Pourtant individualisé comme moyen de possession singulière, l’argent est le souverain et le dieu du monde des marchandises. En 2007 Dany-Robert Dufour reprit l’esprit de cette expression marxienne pour titre d’un essai 2 passionnant, précis, cultivé, référencé, foisonnant 3 où l’on comprend que la trame essentielle de l’analyse des rapports de l’homme à l’argent donc à la marchandise ne s’est pas modifiée avec les siècles, sinon dans les objets acquis, devenus plus nombreux et complexes, valeurs quantitatives s’il en est.
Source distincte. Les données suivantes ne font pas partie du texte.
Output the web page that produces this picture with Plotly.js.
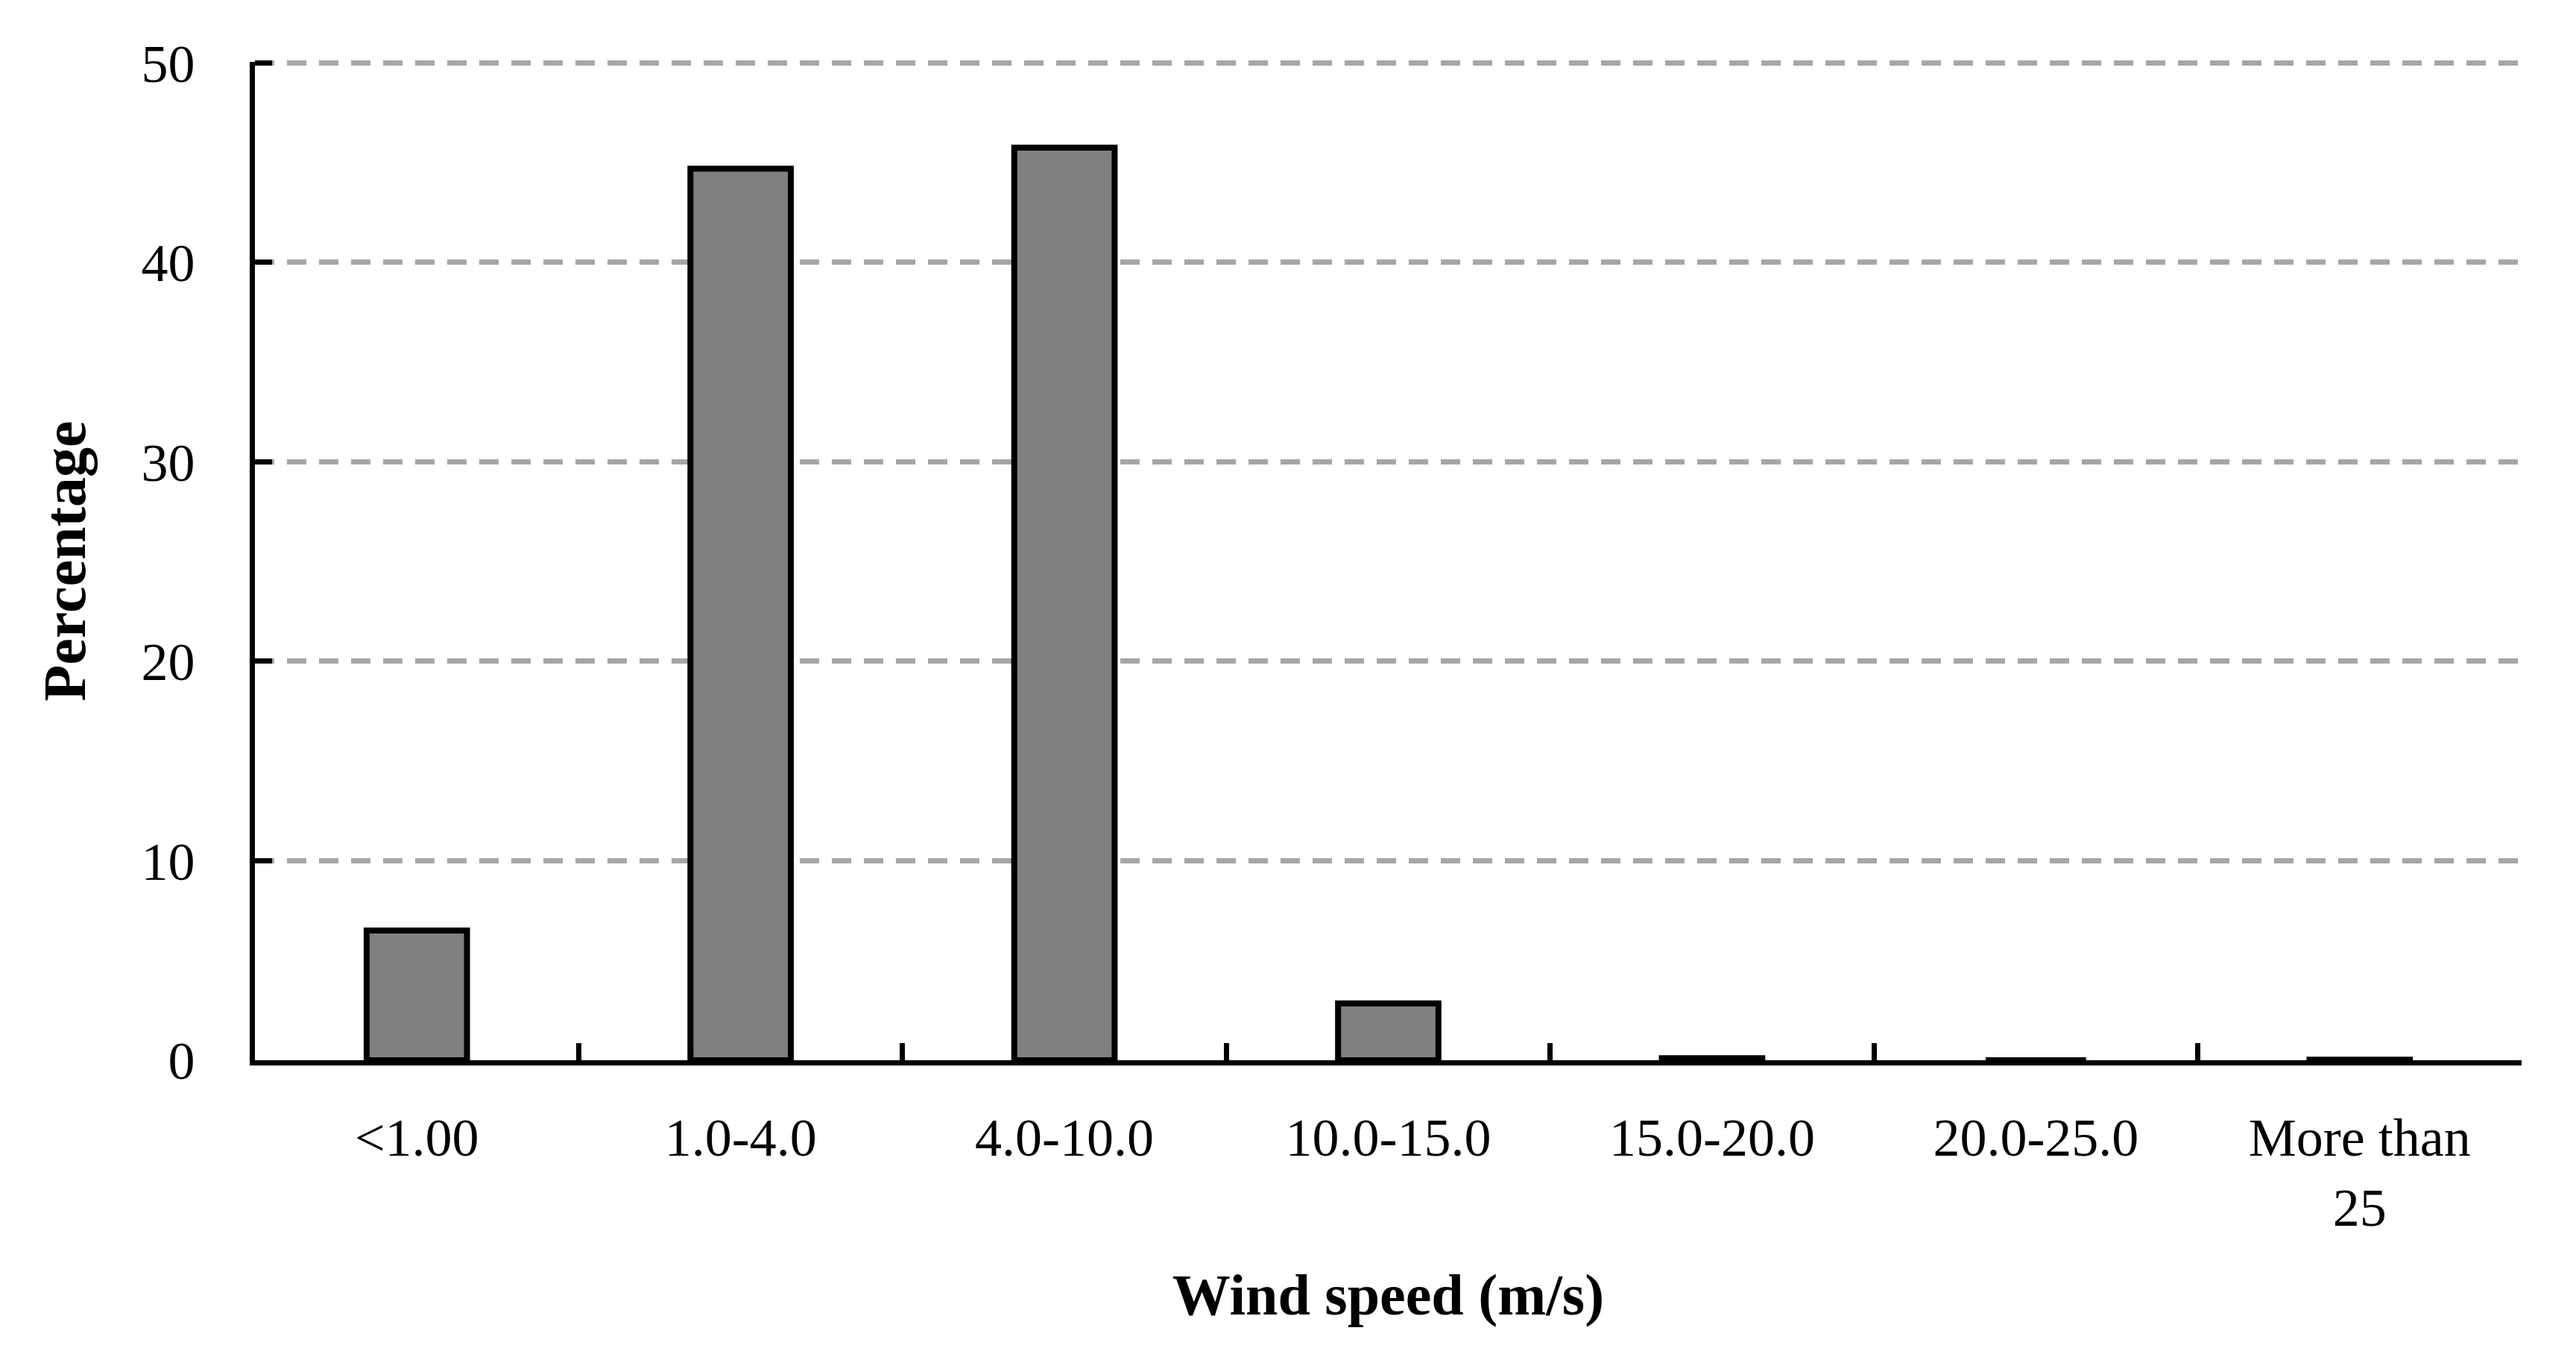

Dans la mesure où la relation de l’individu à l’argent est contingente – elle ne le représente pas dans son individualité – étonnamment elle le domine et l’asservit dans des jouissances jamais assouvies, c’est le propre de toute drogue. Cette frénésie d’enrichissement — cumulatif donc matériel — est, dit Marx, auri sacra fames, citant Virgile, elle relève de la pulsion. Ce qui explique que les Anciens – c’est toujours Marx qui parle – l’aient tant critiquée pour ne pas dire plus : représentant concret d’une abstraction, la richesse, l’argent qui génère avarice et frénésie s’oppose directement à l’idée même de communautés (humaines, pléonasme !) il est la possibilité même de leur déclin.
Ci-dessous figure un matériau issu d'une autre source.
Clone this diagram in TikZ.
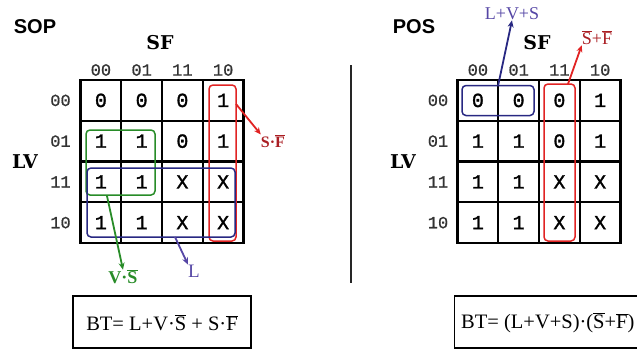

L’argent contient en lui la puissance de sa propre pléonexie, devenant la richesse en acte. Il est l’agent de l’aliénation résultant de son dessaisissement pour acquisition, n’étant que circulation et échange permanents, on comprend le cercle vicieux par lequel « tout est achetable », toute chose n’ayant, par l’argent, d’autre valeur que la pure jouissance individuelle, rien ne peut plus avoir de valeur autonome – ou absolue – Tout est sacrifié à la jouissance égoïste. L’aliénation de tout par l’argent est alors illimitée jusqu’à l’argent lui-même qui peut s’acheter, se payer, s’accumuler, se capitaliser, thésauriser, sans préjuger des moyens pour y parvenir, fraude et violence etc.
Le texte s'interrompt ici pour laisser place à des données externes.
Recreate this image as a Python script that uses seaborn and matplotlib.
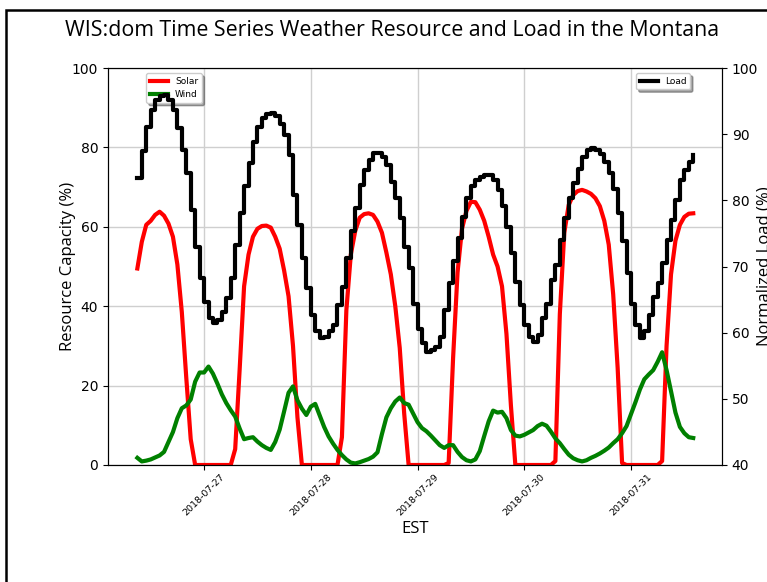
import matplotlib
matplotlib.use("Agg")
import matplotlib.pyplot as plt
import matplotlib.dates as mdates
from matplotlib.patches import Rectangle
import pandas as pd
import seaborn as sns

# Hourly series, starting 2018-07-26 09:00 EST
start_time = "2018-07-26 09:00"

solar = [
    49.5, 56.2, 60.5, 61.5, 63.0, 63.8, 62.8, 60.8, 57.5, 50.5, 38.5, 22.0, 6.5,
    0, 0, 0, 0, 0, 0, 0, 0, 0,
    4.0, 24.0, 45.0, 53.0, 57.5, 59.5, 60.2, 60.3, 59.8, 57.5, 54.5, 49.0, 42.5, 30.0, 12.0,
    0, 0, 0, 0, 0, 0, 0, 0, 0,
    7.0, 39.0, 53.0, 59.0, 62.3, 63.2, 63.4, 63.0, 61.3, 58.5, 53.5, 48.0, 40.0, 29.5, 13.0,
    0, 0, 0, 0, 0, 0, 0, 0, 0,
    0.5, 27.0, 48.5, 59.5, 64.0, 66.3, 66.2, 64.3, 61.5, 57.5, 53.0, 50.0, 45.0, 33.0, 15.0,
    0, 0, 0, 0, 0, 0, 0, 0, 0,
    1.0, 38.0, 58.5, 65.5, 68.0, 69.0, 69.3, 68.9, 68.3, 67.2, 65.2, 61.5, 55.5, 43.0, 24.5, 0.5,
    0, 0, 0, 0, 0, 0, 0, 0,
    1.0, 30.0, 48.0, 56.5, 60.5, 62.5, 63.3, 63.4,
]

wind = [
    1.8, 0.9, 1.1, 1.4, 1.9, 2.4, 3.3, 5.8, 8.3, 11.8, 14.3, 15.0, 16.5, 21.0, 23.3, 23.3,
    24.8, 23.0, 20.5, 17.8, 15.6, 13.8, 12.2, 9.2,
    6.5, 6.8, 7.0, 5.9, 5.0, 4.3, 3.8, 5.8, 8.9, 13.5, 18.2, 19.8, 16.3, 14.2, 12.6, 14.7,
    15.4, 12.5, 9.6, 7.2, 5.4, 3.8, 2.5, 1.4, 0.6, 0.4,
    0.7, 1.1, 1.5, 2.1, 3.2, 7.8, 12.0, 14.3, 16.0, 17.0, 15.6, 15.2, 13.0, 10.8, 9.3, 8.5,
    7.4, 6.2, 5.0, 4.3, 5.0,
    5.0, 3.3, 2.0, 1.2, 0.9, 1.4, 3.5, 7.3, 11.0, 13.7,
    13.2, 13.4, 11.8, 8.8, 7.4, 7.2, 7.6, 8.2, 8.8, 9.8,
    10.4, 9.9, 8.4, 6.7, 5.5, 4.0, 2.6, 1.7, 1.2, 0.9,
    1.2, 1.8, 2.3, 2.9, 3.6, 4.4, 5.5, 6.5, 8.0, 9.8,
    12.8, 15.8, 19.0, 21.6, 22.8, 23.9, 26.0, 28.4, 23.9, 18.6,
    13.2, 9.6, 8.0, 7.0, 6.8,
]

load = [
    83.4, 87.5, 91.1, 93.6, 95.2, 95.7, 95.9, 95.2, 93.6, 90.9,
    87.6, 84.1, 78.5, 73.0, 68.3, 64.7, 62.2, 61.5, 61.9, 63.1,
    65.2, 68.2, 73.2, 78.1, 82.1, 85.6, 88.8, 91.1, 92.4, 93.0,
    93.2, 92.7, 91.6, 89.9, 86.9, 80.8, 76.3, 71.3, 66.8, 62.7,
    60.2, 59.2, 59.4, 60.2, 61.2, 64.2, 66.9, 71.3, 75.3, 78.8,
    82.3, 84.6, 86.1, 87.1, 87.1, 86.6, 85.4, 82.8, 80.3, 77.3,
    73.0, 69.7, 64.4, 60.6, 58.4, 57.1, 57.4, 57.9, 59.4, 63.4,
    67.5, 70.9, 74.3, 77.5, 80.3, 82.1, 83.1, 83.6, 83.8, 83.8,
    83.1, 81.6, 79.1, 76.0, 72.0, 67.7, 64.2, 61.2, 59.4, 58.6,
    59.6, 62.2, 64.4, 68.0, 70.2, 74.0, 77.3, 80.3, 82.6, 84.7,
    86.6, 87.6, 87.9, 87.6, 87.0, 85.8, 84.1, 81.7, 78.1, 73.9,
    69.0, 64.3, 61.1, 59.2, 60.2, 62.7, 65.4, 67.5, 70.5, 74.0,
    77.0, 80.1, 83.1, 84.6, 85.8, 86.9,
]

times = pd.date_range(start_time, periods=len(load), freq="h")
df = pd.DataFrame({"EST": times, "Solar": solar, "Wind": wind, "Load": load})

W, H = 767, 582
fig = plt.figure(figsize=(W / 100, H / 100), dpi=100)
ax = fig.add_axes([108 / W, 1 - 465 / H, 614 / W, 397 / H])

sns.lineplot(data=df, x="EST", y="Solar", ax=ax, color="red", lw=3, label="Solar")
sns.lineplot(data=df, x="EST", y="Wind", ax=ax, color="green", lw=3, label="Wind")

ax2 = ax.twinx()
sns.lineplot(data=df, x="EST", y="Load", ax=ax2, color="black", lw=3,
             drawstyle="steps-post", label="Load")

ax.set_ylim(0, 100)
ax2.set_ylim(40, 100)
ax.set_xlim(pd.Timestamp("2018-07-26 02:24"), pd.Timestamp("2018-07-31 20:28"))

ax.xaxis.set_major_locator(mdates.DayLocator())
ax.xaxis.set_major_formatter(mdates.DateFormatter("%Y-%m-%d"))
for lab in ax.get_xticklabels():
    lab.set_rotation(45)
    lab.set_fontsize(6.8)
ax.tick_params(axis="x", pad=1.5)
ax.tick_params(axis="y", labelsize=10)
ax2.tick_params(axis="y", labelsize=10)

ax.grid(True, color="#cfcfcf", lw=1)
ax.set_axisbelow(True)

label_font = dict(family="Open Sans", size=12)
ax.set_xlabel("EST", fontdict=label_font, labelpad=3)
ax.set_ylabel("Resource Capacity (%)", fontdict=label_font, labelpad=-3)
ax2.set_ylabel("Normalized Load (%)", fontdict=label_font, labelpad=-1)

ax.legend(loc="upper left", bbox_to_anchor=(0.062, 0.987), borderaxespad=0,
          fontsize=6.5, shadow=True)
ax2.legend(loc="upper right", bbox_to_anchor=(0.948, 0.987), borderaxespad=0,
           fontsize=6.5, shadow=True)

fig.text(392 / W, 1 - 31 / H, "WIS:dom Time Series Weather Resource and Load in the Montana",
         ha="center", va="center", family="Open Sans", fontsize=15.4)

# outer frame around the figure
fig.add_artist(Rectangle((6 / W, -0.2), 2.0, 1.2 - 10 / H, transform=fig.transFigure,
                         fill=False, lw=1.8, ec="black"))

fig.savefig("out.png", dpi=100)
La pléonexie, phénomènes mécanique et psychique mêlés , est négation des res sacræ ou religiosæ à l’instar de toutes les autres (en latin dans le texte), elle s’auto-alimente, digère et reproduit, l’argent devenant en tant que tel sa propre destination et réalisation.

1)Notamment dans Les origines de la pensée grecque, mais pas seulement ; 2) Dany-Robert Dufour : Le divin Marché – Folio Essais – 3) Cf Archives- 25 janvier 2017 – « L’égo-grégarité est la nouvelle humanité ».